Seven-times World snooker legend Stephen Hendry talks to Scottish Rugby
1990 was quite the year for Scottish sport. The best there ever was? An iconic Grand Slam in rugby aside, the country celebrated glory by way of qualifying for football’s World Cup in Italy; Scots won 22 medals at the Commonwealth Games in Auckland, including a second Gold for 10,000m runner Liz McColgan; and Stephen Hendry, the dominant force in snooker for a decade, lifted the first of his seven World Championship titles.
The latter of those achievements came just a month after the first listed. Scotland had beaten England, and the odds, to claim only a third Grand Slam, and against their fiercest of rivals. The hundreds of thousands who claimed to have been at Murrayfield to see Tony Stanger score the most famous of Scottish tries is a story within itself.
While the country delved into a celebratory stupor on the back of that Calcutta Cup triumph and all that came with it, a 21-year-old snooker player born in South Queensferry was in the embryonic stages of becoming the youngest world champion of all time.

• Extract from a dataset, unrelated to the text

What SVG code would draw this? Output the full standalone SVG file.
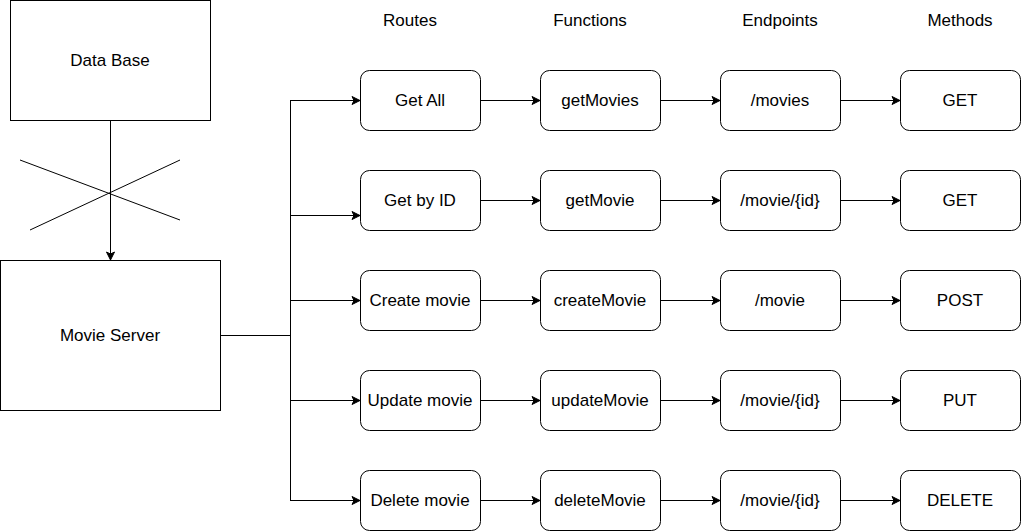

30 years on from defeating Jimmy White 18-12 at The Crucible Theatre in Sheffield, Hendry says that while Scotland’s Grand Slam didn’t play a direct part in his own foray into being a champion, he was aware of it having happened: “I can’t believe it, it seems like a lifetime ago, doesn’t it?” he recalls.
“I would certainly have noted it, something like that happening. Scotland don’t win that many big things in sport, so it was big news at the time. It was a massive achievement by the Scotland national rugby team, there’s no doubt about it.”
Scotland’s 13-7 victory over England was notable in many ways, not least because they went into the tie as huge underdogs, their opponents having seemingly only needing to turn up in order to claim their own clean sweep of 5 Nations wins. As Hendry adds, it can take time to get the better of an opponent: “When I first turned professional, for the first few years I think Steve Davis beat me 16 times in a row before I managed to get one over him for the first time! So in sport if you’ve got a bogey opponent or bogey team, it’s tough psychologically to get over that hurdle sometimes.
“You have to have that self-belief to forget previous results and concentrate on the next one rather than dwelling on the last one.”
Refusing to dwell is precisely what that 1990 team did from the off, Finlay Calder setting the tone for the game with his barnstorming launch into the English pack in the same manner as Hendry became famed for splitting his on the baize.
Three decades may have elapsed since these seminal moments, but the public ability and hunger to talk about them to this day remains. Where were you when Scotland won the Grand Slam? Where were you when Stephen Hendry won his first world title? Sports people can pinpoint their whereabouts for things that live long in the memory.
But why do these spectacles, much like Dennis Taylor’s, endure? “Because they’ve been there for so long, they’re placed in people’s minds at the same time every year,” says Hendry.
“The sporting public know when the Six Nations is happening in the calendar and they know when the snooker World Championships happen. They’re always big events and people look forward to them so much.
“I think it [the resumption of sporting events] is so important. Sport brings everyone together doesn’t it? People love to watch that live interaction, that live thrill of someone trying to beat their opponent. If you take that away, life becomes pretty dull.”
With the sport as we know it on hold for now, and avenues being crept down in order to find a solution that restarts the global calendar, Hendry succinctly state what many are thinking: “Everyone is crying out for live sport of some sort at the moment.”
With patience and time, that notion will become a reality for fans of rugby, snooker and everything else besides.